Task brief:
Could you copy exactly the lines from the start of the records through the one containing "Chart.register(...registerables);", both included, and leave out the pictures?

Dataset records:
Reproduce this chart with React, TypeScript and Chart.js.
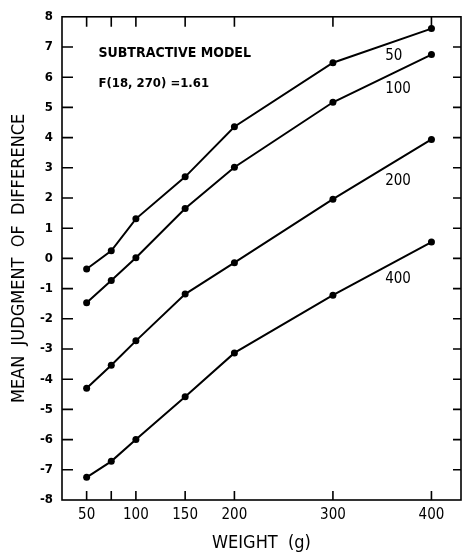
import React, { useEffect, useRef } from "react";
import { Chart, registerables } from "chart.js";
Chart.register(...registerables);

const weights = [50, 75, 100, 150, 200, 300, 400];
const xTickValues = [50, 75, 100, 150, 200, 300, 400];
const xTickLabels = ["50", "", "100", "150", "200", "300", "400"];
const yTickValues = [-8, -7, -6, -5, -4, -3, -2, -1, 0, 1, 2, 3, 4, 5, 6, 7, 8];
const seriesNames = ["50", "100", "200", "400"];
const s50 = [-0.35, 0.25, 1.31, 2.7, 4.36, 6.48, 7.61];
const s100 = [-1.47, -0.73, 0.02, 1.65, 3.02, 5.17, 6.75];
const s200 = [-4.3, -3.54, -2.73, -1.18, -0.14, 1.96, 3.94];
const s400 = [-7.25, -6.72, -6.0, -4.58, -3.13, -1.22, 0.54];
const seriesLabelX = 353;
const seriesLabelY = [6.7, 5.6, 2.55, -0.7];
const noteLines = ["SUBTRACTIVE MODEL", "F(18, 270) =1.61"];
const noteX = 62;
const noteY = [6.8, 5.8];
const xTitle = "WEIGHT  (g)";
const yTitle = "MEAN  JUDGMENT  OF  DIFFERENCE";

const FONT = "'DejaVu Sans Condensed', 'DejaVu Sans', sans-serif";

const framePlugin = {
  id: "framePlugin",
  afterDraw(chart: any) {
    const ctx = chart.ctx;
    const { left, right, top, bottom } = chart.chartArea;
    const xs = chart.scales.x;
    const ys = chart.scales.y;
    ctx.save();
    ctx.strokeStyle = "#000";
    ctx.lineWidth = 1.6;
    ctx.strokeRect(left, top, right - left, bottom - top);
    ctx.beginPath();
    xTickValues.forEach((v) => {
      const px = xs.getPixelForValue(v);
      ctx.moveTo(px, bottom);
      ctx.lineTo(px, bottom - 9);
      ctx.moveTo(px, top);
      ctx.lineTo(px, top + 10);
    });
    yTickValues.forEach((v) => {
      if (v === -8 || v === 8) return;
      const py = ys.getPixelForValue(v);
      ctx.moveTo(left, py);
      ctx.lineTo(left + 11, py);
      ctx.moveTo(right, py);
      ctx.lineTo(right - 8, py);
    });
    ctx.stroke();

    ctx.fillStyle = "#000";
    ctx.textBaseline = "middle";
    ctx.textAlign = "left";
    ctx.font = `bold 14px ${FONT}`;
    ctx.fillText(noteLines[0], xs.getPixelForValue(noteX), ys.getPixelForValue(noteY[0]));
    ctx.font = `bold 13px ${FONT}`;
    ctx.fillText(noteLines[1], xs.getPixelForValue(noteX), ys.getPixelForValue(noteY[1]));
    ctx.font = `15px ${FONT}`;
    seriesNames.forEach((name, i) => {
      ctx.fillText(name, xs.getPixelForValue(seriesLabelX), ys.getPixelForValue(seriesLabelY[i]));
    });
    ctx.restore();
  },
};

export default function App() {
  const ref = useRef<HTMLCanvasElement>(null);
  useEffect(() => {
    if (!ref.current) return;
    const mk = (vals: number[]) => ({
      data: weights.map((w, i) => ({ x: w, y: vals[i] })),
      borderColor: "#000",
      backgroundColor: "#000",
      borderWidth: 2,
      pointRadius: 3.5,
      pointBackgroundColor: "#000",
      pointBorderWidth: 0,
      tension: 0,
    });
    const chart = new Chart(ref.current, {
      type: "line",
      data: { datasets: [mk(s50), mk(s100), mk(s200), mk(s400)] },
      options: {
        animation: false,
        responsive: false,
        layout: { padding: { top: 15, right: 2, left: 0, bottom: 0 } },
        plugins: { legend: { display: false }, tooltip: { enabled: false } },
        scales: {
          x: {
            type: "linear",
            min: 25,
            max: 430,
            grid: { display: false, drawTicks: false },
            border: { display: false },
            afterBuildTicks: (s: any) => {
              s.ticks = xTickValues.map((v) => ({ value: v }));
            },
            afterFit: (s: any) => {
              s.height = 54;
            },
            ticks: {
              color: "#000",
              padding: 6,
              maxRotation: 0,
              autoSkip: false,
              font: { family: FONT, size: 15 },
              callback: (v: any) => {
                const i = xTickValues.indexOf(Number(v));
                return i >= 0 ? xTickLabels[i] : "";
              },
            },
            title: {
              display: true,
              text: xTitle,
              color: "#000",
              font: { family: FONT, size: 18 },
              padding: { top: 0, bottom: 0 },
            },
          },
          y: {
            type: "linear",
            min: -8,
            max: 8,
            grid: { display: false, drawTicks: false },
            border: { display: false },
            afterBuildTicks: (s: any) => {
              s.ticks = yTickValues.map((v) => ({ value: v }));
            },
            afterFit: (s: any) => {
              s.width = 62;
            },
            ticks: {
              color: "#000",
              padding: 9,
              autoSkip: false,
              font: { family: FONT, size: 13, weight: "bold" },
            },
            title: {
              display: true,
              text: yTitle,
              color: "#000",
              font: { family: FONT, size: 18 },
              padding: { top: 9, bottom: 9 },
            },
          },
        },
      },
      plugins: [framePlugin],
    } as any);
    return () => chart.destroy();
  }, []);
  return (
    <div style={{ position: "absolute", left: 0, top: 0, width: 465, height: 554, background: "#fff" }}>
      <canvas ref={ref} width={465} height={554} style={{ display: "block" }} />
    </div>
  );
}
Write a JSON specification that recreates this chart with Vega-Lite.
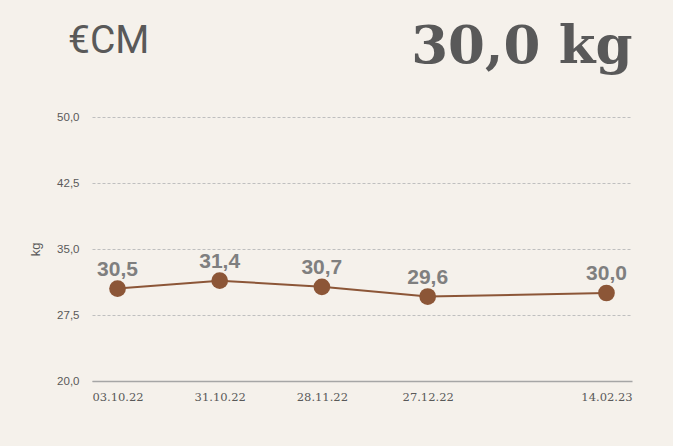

Solution to this task:
Reproduce this chart with React, TypeScript and Chart.js.
import React, { useEffect, useRef } from "react";
import { Chart, registerables } from "chart.js";
Chart.register(...registerables);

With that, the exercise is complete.